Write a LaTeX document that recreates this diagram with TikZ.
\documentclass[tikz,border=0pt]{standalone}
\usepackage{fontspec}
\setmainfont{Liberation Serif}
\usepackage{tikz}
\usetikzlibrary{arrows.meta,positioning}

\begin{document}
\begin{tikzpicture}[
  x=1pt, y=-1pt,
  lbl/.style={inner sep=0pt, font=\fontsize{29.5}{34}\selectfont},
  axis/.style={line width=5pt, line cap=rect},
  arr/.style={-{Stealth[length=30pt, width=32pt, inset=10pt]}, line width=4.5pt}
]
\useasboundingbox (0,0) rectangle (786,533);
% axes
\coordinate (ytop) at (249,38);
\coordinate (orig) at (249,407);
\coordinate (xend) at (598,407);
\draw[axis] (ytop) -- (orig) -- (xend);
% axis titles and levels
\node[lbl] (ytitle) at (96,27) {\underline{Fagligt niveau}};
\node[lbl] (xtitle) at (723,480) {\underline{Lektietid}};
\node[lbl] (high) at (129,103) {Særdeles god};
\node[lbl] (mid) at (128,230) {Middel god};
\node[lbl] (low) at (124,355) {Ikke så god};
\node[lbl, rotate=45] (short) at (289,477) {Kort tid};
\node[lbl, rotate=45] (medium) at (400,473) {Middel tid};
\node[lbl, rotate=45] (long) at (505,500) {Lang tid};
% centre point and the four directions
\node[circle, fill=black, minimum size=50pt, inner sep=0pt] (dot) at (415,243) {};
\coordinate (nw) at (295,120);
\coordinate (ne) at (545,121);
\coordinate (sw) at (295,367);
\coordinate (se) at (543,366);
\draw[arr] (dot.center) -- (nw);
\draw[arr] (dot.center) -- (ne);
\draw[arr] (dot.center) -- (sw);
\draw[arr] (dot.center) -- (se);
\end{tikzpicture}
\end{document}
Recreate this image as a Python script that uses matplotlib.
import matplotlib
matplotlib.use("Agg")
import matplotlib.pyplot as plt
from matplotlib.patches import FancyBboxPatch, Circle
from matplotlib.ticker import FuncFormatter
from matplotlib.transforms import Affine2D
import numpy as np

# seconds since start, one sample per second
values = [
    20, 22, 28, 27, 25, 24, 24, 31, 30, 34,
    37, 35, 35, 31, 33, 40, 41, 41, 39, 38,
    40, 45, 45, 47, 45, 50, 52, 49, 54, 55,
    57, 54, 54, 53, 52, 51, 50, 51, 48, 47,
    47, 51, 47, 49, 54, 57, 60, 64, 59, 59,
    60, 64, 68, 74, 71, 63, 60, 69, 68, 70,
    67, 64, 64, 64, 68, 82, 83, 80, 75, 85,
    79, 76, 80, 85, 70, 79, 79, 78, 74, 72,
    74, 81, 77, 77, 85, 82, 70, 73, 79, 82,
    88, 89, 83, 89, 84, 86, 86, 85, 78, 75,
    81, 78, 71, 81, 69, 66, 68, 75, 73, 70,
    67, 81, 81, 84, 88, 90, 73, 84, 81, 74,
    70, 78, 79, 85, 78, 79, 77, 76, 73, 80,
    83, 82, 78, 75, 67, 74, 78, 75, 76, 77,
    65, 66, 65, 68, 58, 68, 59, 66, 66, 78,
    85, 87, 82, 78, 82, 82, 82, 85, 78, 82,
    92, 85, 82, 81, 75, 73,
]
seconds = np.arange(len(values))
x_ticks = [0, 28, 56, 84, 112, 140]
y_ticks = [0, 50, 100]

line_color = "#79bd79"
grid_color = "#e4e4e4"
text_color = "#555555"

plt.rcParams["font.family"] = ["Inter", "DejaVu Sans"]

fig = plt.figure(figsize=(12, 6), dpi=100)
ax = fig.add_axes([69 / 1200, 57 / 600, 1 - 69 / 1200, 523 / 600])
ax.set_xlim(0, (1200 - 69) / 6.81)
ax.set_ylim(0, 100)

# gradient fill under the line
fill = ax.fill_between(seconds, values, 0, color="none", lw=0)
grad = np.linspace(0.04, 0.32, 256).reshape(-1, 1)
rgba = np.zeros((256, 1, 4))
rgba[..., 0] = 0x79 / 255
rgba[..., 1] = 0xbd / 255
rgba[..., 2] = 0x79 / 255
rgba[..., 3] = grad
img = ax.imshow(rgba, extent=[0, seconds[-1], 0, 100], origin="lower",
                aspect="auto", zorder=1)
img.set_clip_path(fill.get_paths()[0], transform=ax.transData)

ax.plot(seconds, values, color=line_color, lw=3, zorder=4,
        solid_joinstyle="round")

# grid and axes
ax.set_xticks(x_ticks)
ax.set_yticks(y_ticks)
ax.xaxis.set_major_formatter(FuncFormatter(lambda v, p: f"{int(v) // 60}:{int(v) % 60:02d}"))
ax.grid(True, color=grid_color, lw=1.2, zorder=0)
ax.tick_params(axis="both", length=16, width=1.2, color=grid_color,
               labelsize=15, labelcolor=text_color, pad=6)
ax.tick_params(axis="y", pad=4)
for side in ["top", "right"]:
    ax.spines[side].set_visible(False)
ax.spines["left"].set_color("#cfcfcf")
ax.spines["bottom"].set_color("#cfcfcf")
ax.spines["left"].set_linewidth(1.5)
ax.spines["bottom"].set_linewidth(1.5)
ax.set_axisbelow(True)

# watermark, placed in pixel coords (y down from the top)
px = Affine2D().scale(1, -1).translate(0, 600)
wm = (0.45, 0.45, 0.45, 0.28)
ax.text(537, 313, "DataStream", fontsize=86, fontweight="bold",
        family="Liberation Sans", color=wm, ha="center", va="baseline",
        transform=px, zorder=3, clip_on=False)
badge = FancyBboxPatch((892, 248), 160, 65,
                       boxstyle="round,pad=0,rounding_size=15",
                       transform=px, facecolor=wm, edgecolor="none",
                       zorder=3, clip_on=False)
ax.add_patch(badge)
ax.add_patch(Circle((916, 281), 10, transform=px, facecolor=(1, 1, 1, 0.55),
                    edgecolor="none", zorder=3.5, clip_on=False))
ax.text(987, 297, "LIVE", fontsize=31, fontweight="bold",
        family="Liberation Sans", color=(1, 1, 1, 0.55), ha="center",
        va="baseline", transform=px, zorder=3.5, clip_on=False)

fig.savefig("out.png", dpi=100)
---
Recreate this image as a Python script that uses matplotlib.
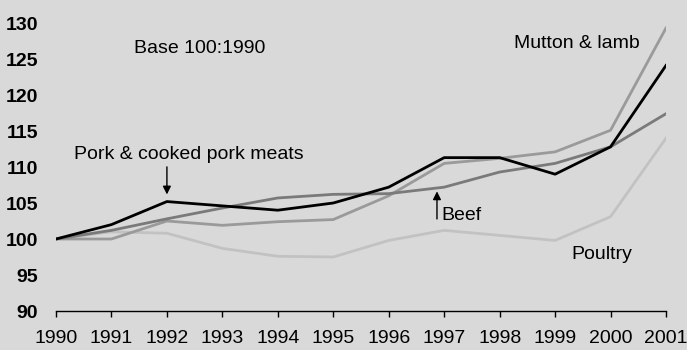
==
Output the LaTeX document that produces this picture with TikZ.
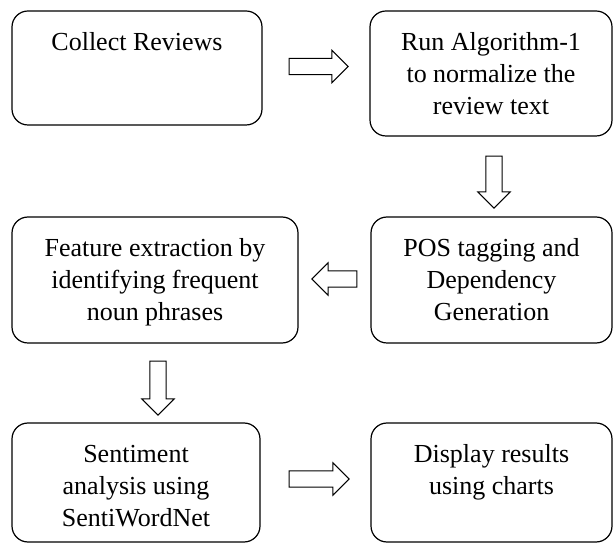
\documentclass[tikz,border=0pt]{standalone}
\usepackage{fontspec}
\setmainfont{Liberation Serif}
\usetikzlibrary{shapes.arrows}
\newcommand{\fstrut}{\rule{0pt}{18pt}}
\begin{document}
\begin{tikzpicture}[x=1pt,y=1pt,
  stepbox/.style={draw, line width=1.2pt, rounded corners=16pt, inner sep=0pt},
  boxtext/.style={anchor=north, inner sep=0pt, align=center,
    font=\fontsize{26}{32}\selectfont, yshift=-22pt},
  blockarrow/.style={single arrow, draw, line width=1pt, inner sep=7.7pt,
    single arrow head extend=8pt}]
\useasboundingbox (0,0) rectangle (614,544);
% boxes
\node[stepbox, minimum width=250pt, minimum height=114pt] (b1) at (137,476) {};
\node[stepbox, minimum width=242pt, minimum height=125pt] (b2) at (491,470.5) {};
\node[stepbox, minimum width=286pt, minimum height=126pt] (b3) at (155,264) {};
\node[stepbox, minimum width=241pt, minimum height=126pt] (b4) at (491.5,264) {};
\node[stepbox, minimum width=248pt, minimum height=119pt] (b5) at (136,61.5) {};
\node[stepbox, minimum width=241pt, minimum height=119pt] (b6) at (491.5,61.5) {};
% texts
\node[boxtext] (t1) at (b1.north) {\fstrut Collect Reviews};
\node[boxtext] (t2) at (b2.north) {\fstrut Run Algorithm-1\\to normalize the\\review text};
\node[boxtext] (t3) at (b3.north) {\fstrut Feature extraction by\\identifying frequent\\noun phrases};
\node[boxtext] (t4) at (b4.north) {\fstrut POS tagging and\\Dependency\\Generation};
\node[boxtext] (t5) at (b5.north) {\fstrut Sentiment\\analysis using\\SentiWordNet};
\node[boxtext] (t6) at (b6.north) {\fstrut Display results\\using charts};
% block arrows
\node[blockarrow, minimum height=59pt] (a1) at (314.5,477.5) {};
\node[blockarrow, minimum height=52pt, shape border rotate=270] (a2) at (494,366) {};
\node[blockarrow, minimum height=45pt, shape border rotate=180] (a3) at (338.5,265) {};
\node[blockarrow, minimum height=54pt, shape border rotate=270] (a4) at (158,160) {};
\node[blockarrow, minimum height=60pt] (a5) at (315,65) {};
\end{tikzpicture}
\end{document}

**EXERCISE:** Search the records above for "this". Copy each line where it is found.

**CORRECT RESULT:**
Write a LaTeX document that recreates this diagram with TikZ.
Recreate this image as a Python script that uses matplotlib.
Recreate this image as a Python script that uses matplotlib.
Output the LaTeX document that produces this picture with TikZ.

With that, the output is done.